Zu einer erfolgreichen Implementierung von Single-use-Technologien in einen biopharmazeutischen  Herstellungsprozess gehört schließlich auch eine sichere Entsorgung. Da es sich bei den Single-use-Systemen häufig um Verbundwerkstoffe handelt, liegt die Herausforderung in der Trennung der Materialien. Neben unterschiedlichen Kunststoffen werden teilweise auch Metalle als Einbauten verwendet.

Da heute schon in ausgewählten Applikationen sämtliche Prozessschritte aus Single-use-Systemen realisiert werden, ist das Abfallvolumen entsprechend groß. Die dabei anfallenden Beutel, Schläuche, Filter etc. sind unter Umständen mit Organismen und/oder mit umweltgefährdenden Chemikalien belastet und müssen vor der Entsorgung entsprechend behandelt werden. Die Entsorgung der Kunststoffe erfolgt üblicherweise durch Verbrennung oder manchmal auch durch Deponierung.
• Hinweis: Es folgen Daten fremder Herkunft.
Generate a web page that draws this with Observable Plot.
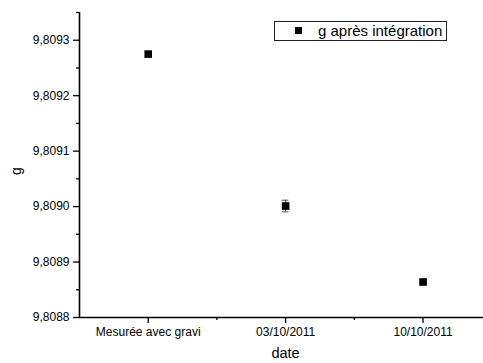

Gegenwärtig stehen nur bedingt Systeme am Markt zur Verfügung, die die großen Abfallmengen zerkleinern oder kompaktieren können. Insbesondere im Zusammenhang mit der Inaktivierung bzw. Dekontamination gibt es derzeit so gut wie keine Lösung auf dem Markt. Darüber hinaus gibt es keine Möglichkeit, die Verbundstoffe vor Ort zu trennen, um sie gegebenenfalls einer Wiederverwertung zuzuführen. Das wiederum bedeutet, dass eine aufwendige und kostenintensive Logistik erforderlich ist, die den Vorteil der Single-use-Technologie im Prozesseinsatz schmälern kann. Hier besteht ein großer Bedarf, der durch innovative Lösungen gedeckt werden muss; Konzepte für den Materialfluss müssen schon in der Planungsphase berücksichtigt werden.
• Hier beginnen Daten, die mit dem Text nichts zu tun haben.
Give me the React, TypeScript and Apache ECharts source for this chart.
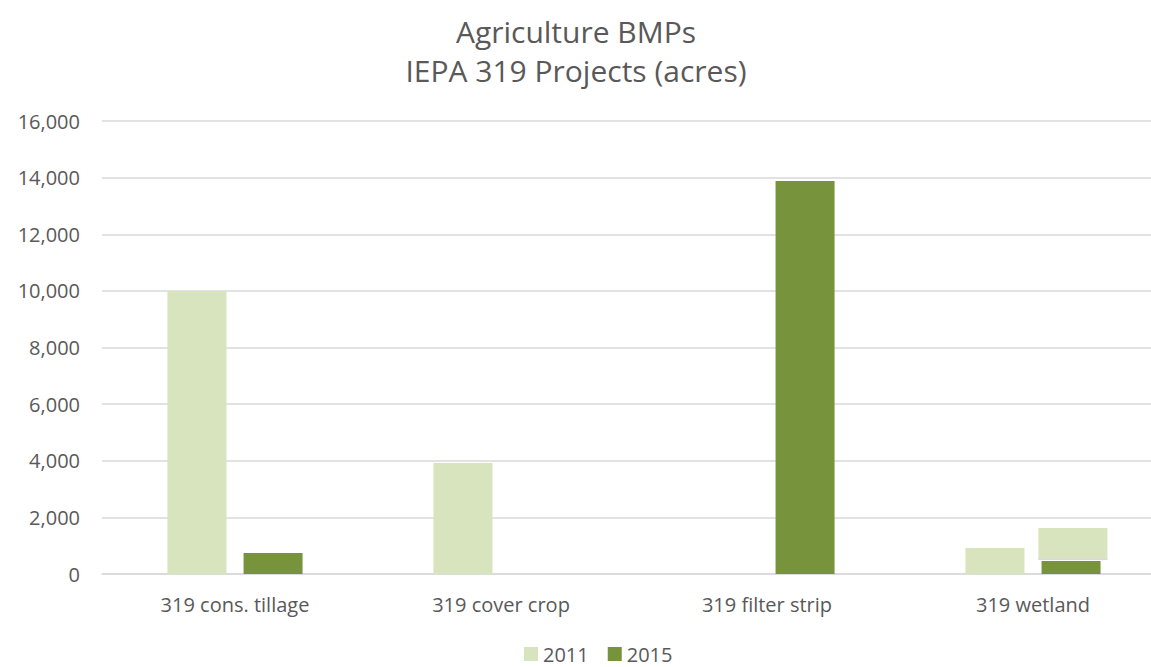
import React, { useEffect, useRef } from "react";
import * as echarts from "echarts";

const categories = ["319 cons. tillage", "319 cover crop", "319 filter strip", "319 wetland"];
const values2011 = [10000, 3920, 0, 920];
const values2015 = [740, 0, 13880, 460];
// floating light box seen above the 2015 wetland bar: [categoryIndex, low, high]
const overlayBoxes = [[3, 495, 1625]];
const yTicks = { min: 0, max: 16000, interval: 2000 };
const titleLines = ["Agriculture BMPs", "IEPA 319 Projects (acres)"];

const LIGHT = "#D7E4BD";
const DARK = "#77933C";
const TEXT = "#595959";
const FONT = "Open Sans";

export default function App() {
  const ref = useRef<HTMLDivElement>(null);
  useEffect(() => {
    const chart = echarts.init(ref.current!, null, { renderer: "svg" });
    const titleStyle = { fontFamily: FONT, fontSize: 30, fontWeight: "normal", color: TEXT, lineHeight: 34 };
    chart.setOption({
      animation: false,
      textStyle: { fontFamily: FONT },
      title: [
        { text: titleLines[0], left: 576, textAlign: "center", top: 14, padding: 0, textStyle: titleStyle },
        { text: titleLines[1], left: 576, textAlign: "center", top: 53, padding: 0, textStyle: titleStyle },
      ],
      legend: {
        data: ["2011", "2015"],
        top: 644,
        left: 524,
        padding: 0,
        itemWidth: 14,
        itemHeight: 14,
        itemGap: 19,
        icon: "rect",
        textStyle: { fontFamily: FONT, fontSize: 20, color: TEXT, lineHeight: 20 },
      },
      grid: { left: 102, right: 0, top: 121, bottom: 93, containLabel: false },
      xAxis: {
        type: "category",
        data: categories,
        axisLine: { lineStyle: { color: "#D9D9D9", width: 1.5 } },
        axisTick: { show: false },
        axisLabel: { fontFamily: FONT, fontSize: 20, color: TEXT, margin: 20 },
      },
      yAxis: {
        type: "value",
        min: yTicks.min,
        max: yTicks.max,
        interval: yTicks.interval,
        axisLine: { show: false },
        axisTick: { show: false },
        splitLine: { lineStyle: { color: "#D9D9D9", width: 1.5 } },
        axisLabel: {
          fontFamily: FONT,
          fontSize: 20,
          color: TEXT,
          margin: 22,
          formatter: (v: number) => v.toLocaleString("en-US"),
        },
      },
      series: [
        { name: "2011", type: "bar", data: values2011, barWidth: 59, barGap: "29%", itemStyle: { color: LIGHT } },
        { name: "2015", type: "bar", data: values2015, barWidth: 59, barGap: "29%", itemStyle: { color: DARK } },
        {
          name: "overlay",
          type: "custom",
          data: overlayBoxes,
          z: 3,
          renderItem: (params: any, api: any) => {
            const idx = api.value(0);
            const low = api.coord([idx, api.value(1)]);
            const high = api.coord([idx, api.value(2)]);
            const catW = api.size([1, 0])[0];
            const cx = low[0] + catW * 0.15;
            const w = 69;
            return {
              type: "group",
              children: [
                {
                  type: "rect",
                  shape: { x: cx - w / 2, y: high[1], width: w, height: low[1] - high[1] },
                  style: { fill: LIGHT },
                },
                {
                  type: "rect",
                  shape: { x: cx - w / 2, y: low[1] - 1.5, width: w, height: 1.5 },
                  style: { fill: "#D9D9D9" },
                },
              ],
            };
          },
        },
      ],
    });
    return () => chart.dispose();
  }, []);
  return (
    <div style={{ position: "absolute", left: 0, top: 0, width: 1151, height: 667, overflow: "hidden" }}>
      <div ref={ref} style={{ width: 1166, height: 667 }} />
    </div>
  );
}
Neue Anwendungsfelder für Single-use-Technologien

Es ist anzunehmen, dass der Markt für Single-use-Technologien für die Herstellung der proteinbasierten Therapeutika nicht in dem Maße weiterwachsen wird, wie das bisher der Fall war. Gelingt die notwendige Weiterentwicklung, kommt man der kompletten Single-use-Produktionsanlage und damit der „Single-use Factory in der Box“ aber immer näher. Darüber hinaus scheinen neue Applikationen für die Single-use-Bioreaktoren wahrscheinlich, die die Herstellung mikrobieller Nischenprodukte, Produktionsverfahren mit Algen sowie auf pflanzlichen Suspensionszellen, Wurzelkulturen und mesenchymalen Geweben basierende Produkte zum Ziel haben.
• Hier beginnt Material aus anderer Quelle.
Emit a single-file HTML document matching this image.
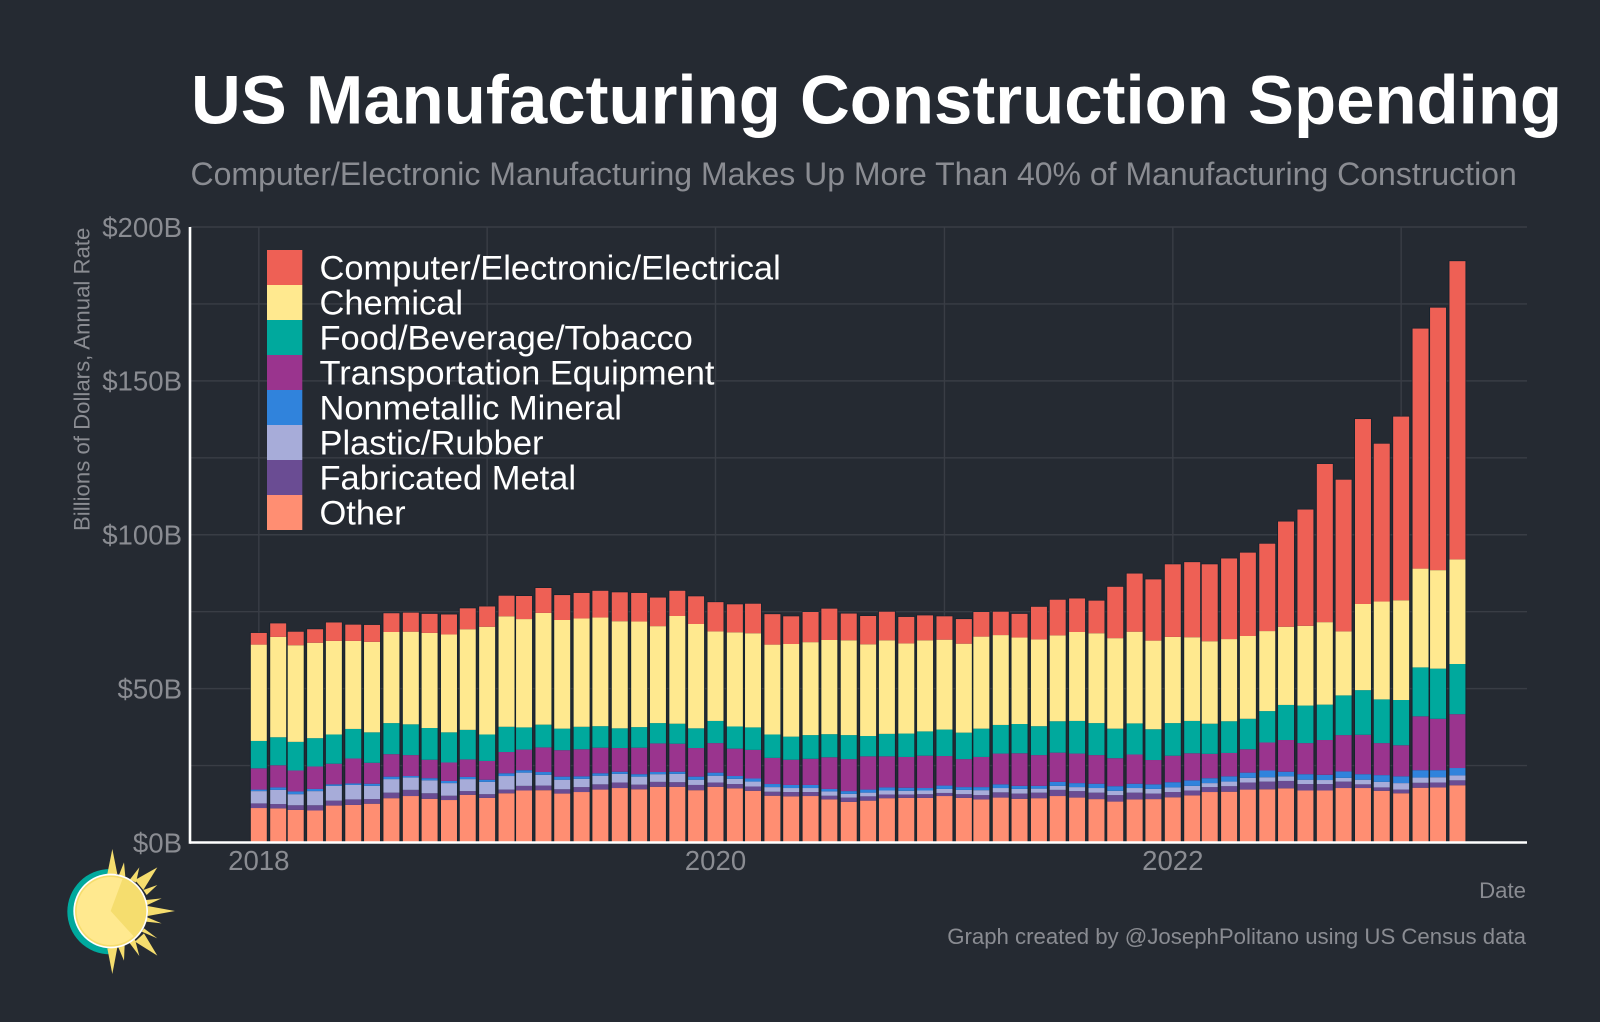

Es gibt bereits zahlreiche zu 100 % in SUS etablierte Fermentationsprozesse mit tierischen Zellkulturen. Ihre Zahl wird wachsen. Entscheidend werden die Biotherapeutika der jüngsten Generation jedoch die Weiterentwicklung der Single-use-Technologie prägen. Eines der vielversprechendsten zukünftigen Anwendungsfelder für die Single-use-Technologie ist die personalisierte Medizin und hier vor allem die Produktion von Zelltherapeutika mit Stamm- und T-Zellen. Zelltherapeutika gelten als wichtiges Produktsegment der personenspezifischen Medizin und umfassen die seit Anfang der 1990er Jahre auf den Markt drängenden Produkte für die regenerative Medizin sowie das erste personenspezifische Vakzin, das im April 2010 die FDA-Zulassung zur Therapie von Prostatakrebs erhielt. Um die Zelltherapie, die verglichen mit dem etablierten Manufacturing von Proteintherapeutika noch in den Kinderschuhen steckt, zum kommerziellen Erfolg zu führen, sind innovatives Equipment und neue Technologien zwingend notwendig. Single-use-Systeme werden hier bedingt durch die Produktanforderungen und -verwendung zum „Muss“. Mehr als 200 Zelltherapeutika für die Transplantationsmedizin, Krebs- und Aids-Therapien befinden sich derzeit im Stadium der klinischen Erprobung – eine gewaltige Chance nicht nur für die Medizin, sondern auch für die Single-use-Technologien.